--- Written task ---
Go through the material below and copy each line where the word "React" appears.

--- Recorded information ---
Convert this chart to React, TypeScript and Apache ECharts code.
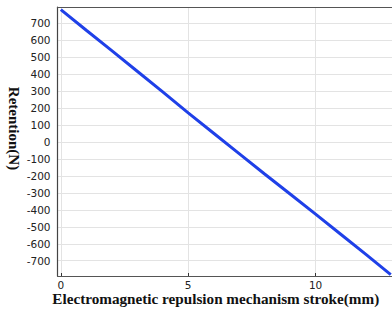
import React, { useEffect, useRef } from "react";
import * as echarts from "echarts";

const strokeMm = [0, 1, 2, 3, 4, 5, 6, 7, 8, 9, 10, 11, 12, 12.95];
const retentionN = [782, 660, 540, 418, 296, 172, 52, -68, -188, -306, -425, -545, -665, -782];
const xTicks = [0, 5, 10];
const yTicks = [-700, -600, -500, -400, -300, -200, -100, 0, 100, 200, 300, 400, 500, 600, 700];

const xTitle = "Electromagnetic repulsion mechanism stroke(mm)";
const yTitle = "Retention(N)";

export default function App() {
  const ref = useRef<HTMLDivElement>(null);
  useEffect(() => {
    if (!ref.current) return;
    const chart = echarts.init(ref.current, undefined, { renderer: "svg" });
    const data = strokeMm.map((x, i) => [x, retentionN[i]]);
    chart.setOption({
      animation: false,
      backgroundColor: "#ffffff",
      grid: { left: 57.5, right: 0, top: 7, bottom: 33, containLabel: false, outerBoundsMode: "none" },
      xAxis: [
        {
          type: "value",
          min: -0.13,
          max: 13,
          name: xTitle,
          nameLocation: "middle",
          nameGap: 15,
          nameMoveOverlap: false,
          nameTextStyle: {
            fontFamily: "Liberation Serif",
            fontWeight: "bold",
            fontSize: 15.2,
            color: "#111",
            verticalAlign: "top",
            padding: [0, 18, 0, 0],
          },
          axisLine: { show: true, onZero: false, lineStyle: { color: "#555", width: 1.2 } },
          axisTick: { show: true, inside: true, length: 3, lineStyle: { color: "#333" }, customValues: xTicks },
          axisLabel: {
            customValues: xTicks,
            fontFamily: "DejaVu Sans",
            fontSize: 10.5,
            lineHeight: 11,
            color: "#222",
            margin: 3,
          },
          splitLine: { show: true, lineStyle: { color: "#e3e3e3", width: 1 } },
        },
        {
          type: "value",
          position: "top",
          min: -0.13,
          max: 13,
          axisLine: { show: true, onZero: false, lineStyle: { color: "#555", width: 1.2 } },
          axisTick: { show: false },
          axisLabel: { show: false },
          splitLine: { show: false },
        },
      ],
      yAxis: {
        type: "value",
        min: -790,
        max: 797,
        name: yTitle,
        nameLocation: "middle",
        nameRotate: -90,
        nameGap: 36,
        nameMoveOverlap: false,
        nameTextStyle: {
          fontFamily: "Liberation Serif",
          fontWeight: "bold",
          fontSize: 15,
          color: "#111",
          padding: [0, 26, 0, 0],
        },
        axisLine: { show: true, onZero: false, lineStyle: { color: "#444", width: 1.2 } },
        axisTick: { show: false, customValues: yTicks },
        axisLabel: {
          customValues: yTicks,
          fontFamily: "DejaVu Sans",
          fontSize: 10.5,
          color: "#222",
          margin: 7,
        },
        splitLine: { show: true, lineStyle: { color: "#e3e3e3", width: 1 } },
      },
      series: [
        {
          type: "line",
          data,
          showSymbol: false,
          lineStyle: { color: "#1f40e8", width: 3 },
        },
      ],
    });
    return () => chart.dispose();
  }, []);
  return (
    <div
      ref={ref}
      style={{ position: "fixed", left: 0, top: 0, width: 392, height: 309 }}
    />
  );
}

--- Answer below ---
Convert this chart to React, TypeScript and Apache ECharts code.
import React, { useEffect, useRef } from "react";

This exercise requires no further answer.